The third challenge for me is properly managing the communication between my bare metal application code and the WiFi and BLE stacks. If I architect a scheme which precludes the use of tasks on the APP core, I presume the bare metal code would not be capable of using the provided API calls which were developed for communicating with the WiFi and BLE stacks through tasks. It would be a daunting task if I am required to architect a custom communications interface between the cores for such purposes.

So perhaps the best approach for me would be the implementation of a FreeRTOS task-based design. However, I would still like to address the large latency encountered when using the SPI peripheral to communicate with our host controller. Is there any way to overcome the latency involved with the default interrupt handler mechanism when it comes to a specific peripheral interrupt - such as when implementing a SPI slave interface? Is it possible to create a high-priority task which waits on the reception of data from the SPI peripheral and can immediately queue up the appropriate responses for data requests without incurring the delays through queues?

Thanks in advance!
Mark

It's all under the same umbrella of wanting to use the app core independently and has the same basic implementation requirements. Some of the things you said are not correct. You shouldn't need to use the flash cache for bare metal code, it should fit in the 32k iram normally used for the cache and be static. The things to worry about are internal bus mediation requirements, memory separation, and cross core communication. For your particular case optimizing the driver and using a high priority task is probably better.

Hi WiFive,

Thanks for the quick response!

I am not surprised some of my presumptions were incorrect, as I am still learning this architecture.

Good point regarding a bare metal code implementation... provided the code size falls within the 32KB limit, the cache should not need to be updated.

For your particular case optimizing the driver and using a high priority task is probably better.

Yes, I have been leaning toward this form of an implementation.

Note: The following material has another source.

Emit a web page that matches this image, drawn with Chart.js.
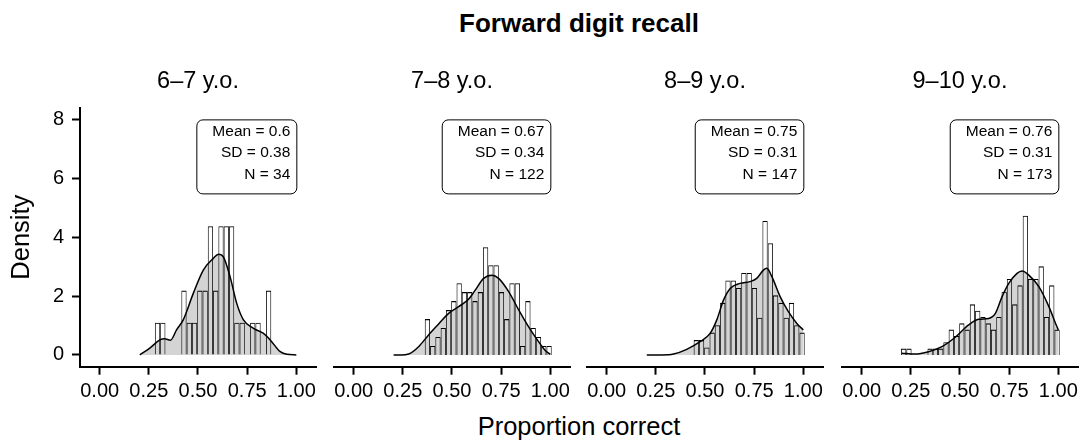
<!DOCTYPE html>
<html>
<head>
<meta charset="utf-8">
<script src="https://cdn.jsdelivr.net/npm/chart.js@4.4.0/dist/chart.umd.min.js"></script>
<style>
  body { margin: 0; background: #fff; width: 1083px; height: 446px; position: relative; overflow: hidden;
         font-family: "Liberation Sans", Arial, sans-serif; }
  canvas { position: absolute; top: 0; }
  .lbl { position: absolute; white-space: nowrap; color: #000; line-height: 1; transform: translateX(-50%); }
</style>
</head>
<body>
<div class="lbl" style="font-weight:bold;font-size:26px;left:579px;top:10px">Forward digit recall</div>
<div class="lbl" style="font-size:25.5px;left:579px;top:414px">Proportion correct</div>
<canvas id="p0" width="326" height="446" style="left:0px"></canvas>
<canvas id="p1" width="256" height="446" style="left:324px"></canvas>
<canvas id="p2" width="256" height="446" style="left:577px"></canvas>
<canvas id="p3" width="256" height="446" style="left:832px"></canvas>
<script>
// age groups (facets)
const groups = ['6–7 y.o.', '7–8 y.o.', '8–9 y.o.', '9–10 y.o.'];
const means = ['0.6', '0.67', '0.75', '0.76'];
const sds = ['0.38', '0.34', '0.31', '0.31'];
const ns = [34, 122, 147, 173];

// histogram bins (30 bins, width 0.0269)
const binWidth = 0.0269;
const binMids = [0.2135, 0.2404, 0.2673, 0.2942, 0.3211, 0.3480, 0.3749, 0.4018, 0.4287, 0.4556,
                 0.4825, 0.5094, 0.5363, 0.5632, 0.5901, 0.6170, 0.6439, 0.6708, 0.6977, 0.7246,
                 0.7515, 0.7784, 0.8053, 0.8322, 0.8591, 0.8860, 0.9129, 0.9398, 0.9667, 0.9936];

// counts per bin for each age group
const counts67  = [0,0,0,1,1,0,0,0,2,1, 1,2,2,4,2,4,4,4,1,1, 0,1,1,0,2,0,0,0,0,0];
const counts78  = [0,0,0,0,0,0,4,1,2,3, 5,6,8,7,7,6,7,12,10,10, 7,4,8,8,1,6,3,2,1,1];
const counts89  = [0,0,0,0,0,0,0,0,0,2, 2,1,3,4,7,10,10,9,11,11, 9,5,18,15,8,7,5,7,4,3];
const counts910 = [1,1,0,0,0,1,1,1,2,4, 3,5,4,8,7,6,5,4,6,10, 12,8,11,22,12,12,14,6,11,4];
const allCounts = [counts67, counts78, counts89, counts910];

// kernel density estimates, x and y per age group
const densX67  = [0.204,0.255,0.306,0.33,0.36,0.391,0.425,0.476,0.527,0.578,0.604,0.629,0.663,0.697,0.731,0.782,0.833,0.867,0.918,0.952,1.0];
const densY67  = [0.0,0.23,0.51,0.55,0.5,0.85,1.19,2.09,2.88,3.28,3.42,3.33,2.66,1.75,1.19,0.9,0.73,0.51,0.11,0.02,0.0];
const densX78  = [0.203,0.24,0.28,0.33,0.381,0.432,0.483,0.534,0.584,0.618,0.661,0.703,0.737,0.788,0.839,0.889,0.94,0.974,1.0];
const densY78  = [0.0,0.0,0.03,0.28,0.68,1.05,1.41,1.64,1.89,2.2,2.6,2.71,2.6,2.15,1.53,0.96,0.45,0.15,0.02];
const densX89  = [0.204,0.28,0.34,0.407,0.475,0.526,0.56,0.594,0.628,0.679,0.729,0.763,0.797,0.814,0.84,0.882,0.924,0.967,1.0];
const densY89  = [0.0,0.0,0.03,0.19,0.45,0.73,1.19,1.86,2.26,2.43,2.49,2.6,2.88,2.94,2.66,1.98,1.47,1.07,0.85];
const densX910 = [0.204,0.272,0.34,0.408,0.476,0.544,0.595,0.646,0.68,0.714,0.748,0.79,0.816,0.85,0.901,0.952,0.986,1.0];
const densY910 = [0.06,0.03,0.11,0.28,0.6,1.02,1.21,1.24,1.41,1.98,2.43,2.77,2.85,2.71,2.32,1.64,1.07,0.85];
const densX = [densX67, densX78, densX89, densX910];
const densY = [densY67, densY78, densY89, densY910];

const xTicks = [0, 0.25, 0.5, 0.75, 1];
const yTicks = [0, 2, 4, 6, 8];

Chart.defaults.font.family = '"Liberation Sans", Arial, sans-serif';
Chart.defaults.color = '#000';

// rounded label with the summary stats, anchored top-right at (1, 8)
const statBox = {
  id: 'statBox',
  afterDatasetsDraw(chart, args, opts) {
    const ctx = chart.ctx;
    const x = chart.scales.x, y = chart.scales.y;
    ctx.save();
    ctx.font = '15.5px "Liberation Sans", Arial, sans-serif';
    let w = 0;
    opts.lines.forEach(l => { w = Math.max(w, ctx.measureText(l).width); });
    w += 22;
    const right = x.getPixelForValue(1), top = y.getPixelForValue(8);
    const h = 74;
    ctx.beginPath();
    ctx.roundRect(right - w + 0.5, top + 0.5, w, h, 6);
    ctx.fillStyle = '#fff';
    ctx.fill();
    ctx.lineWidth = 1;
    ctx.strokeStyle = '#000';
    ctx.stroke();
    ctx.fillStyle = '#000';
    ctx.textAlign = 'right';
    ctx.textBaseline = 'middle';
    opts.lines.forEach((l, i) => ctx.fillText(l, right - 6, top + 12 + i * 21.6));
    ctx.restore();
  }
};

function makePanel(i) {
  const first = i === 0;
  const n = ns[i];
  const bars = [];
  allCounts[i].forEach((c, k) => {
    if (c > 0) bars.push({ x: binMids[k], y: c / (n * binWidth) });
  });
  const dens = densX[i].map((v, k) => ({ x: v, y: densY[i][k] }));

  new Chart(document.getElementById('p' + i), {
    data: {
      datasets: [{
        type: 'bar',
        data: bars,
        backgroundColor: 'rgba(0,0,0,0)',
        borderColor: '#000',
        borderWidth: { top: 1.1, left: 0.8, right: 0.8, bottom: 0 },
        borderSkipped: 'start',
        inflateAmount: 0,
        barPercentage: 1,
        categoryPercentage: 1
      }, {
        type: 'line',
        data: dens,
        borderColor: '#000',
        borderWidth: 1.5,
        backgroundColor: '#d4d4d4',
        fill: 'origin',
        pointRadius: 0,
        cubicInterpolationMode: 'monotone'
      }]
    },
    options: {
      responsive: false,
      animation: false,
      layout: { padding: { left: first ? 0 : 10, right: 10, top: 0, bottom: 0 } },
      scales: {
        x: {
          type: 'linear',
          offset: false,
          min: -0.1, max: 1.1,
          afterBuildTicks: s => { s.ticks = xTicks.map(v => ({ value: v })); },
          afterFit: s => { s.height = 446 - 366.7; },
          ticks: { font: { size: 20 }, padding: 5, maxRotation: 0, callback: v => v.toFixed(2) },
          grid: { offset: false, drawOnChartArea: false, drawTicks: true, tickLength: 8, tickWidth: 2, tickColor: '#000' },
          border: { display: true, color: '#000', width: 2 }
        },
        y: {
          type: 'linear',
          display: first,
          min: -0.4, max: 8.4,
          afterBuildTicks: s => { s.ticks = yTicks.map(v => ({ value: v })); },
          afterFit: s => { s.width = first ? 80 : 0; },
          ticks: { font: { size: 20 }, padding: 8 },
          grid: { drawOnChartArea: false, drawTicks: true, tickLength: 8, tickWidth: 2, tickColor: '#000' },
          border: { display: true, color: '#000', width: 2 },
          title: { display: true, text: 'Density', font: { size: 25.5 }, padding: { top: 7, bottom: 0 } }
        }
      },
      plugins: {
        legend: { display: false },
        tooltip: { enabled: false },
        title: {
          display: true,
          text: groups[i],
          fullSize: false,
          font: { size: 23.5, weight: 'normal' },
          padding: { top: 67, bottom: 12.4 }
        },
        statBox: { lines: ['Mean = ' + means[i], 'SD = ' + sds[i], 'N = ' + n] }
      }
    },
    plugins: [statBox]
  });
}

for (let i = 0; i < 4; i++) makePanel(i);
</script>
</body>
</html>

For obvious reasons, I would prefer to keep any modifications of ESP-IDF code modules to an absolute minimum - or avoid modifying them entirely. I received a suggestion from ESP_Sprite in a previous post to consider utilizing the SDIO Slave peripheral rather than SPI. Do you think that would be a better solution?

Best Regards,
Mark

I have discovered yet another caveat...

After taking a day or so to investigate the plausibility of using the SDIO Slave peripheral for communications with our host processor, I have discovered that the pin assignments are not conducive for development. The first module is not usable because the pin assignments conflict with the main SPI port which is utilized for accessing external memory. The second module is not feasible because its pin assignments conflict with the JTAG port pins, which would prevent the ability to operate the debugger during code development.

So I am back to investigating potential modifications to the SPI slave driver to see if I can create a useful implementation.

Best Regards,
Mark

Hello,
Were you able to achieve what you desired.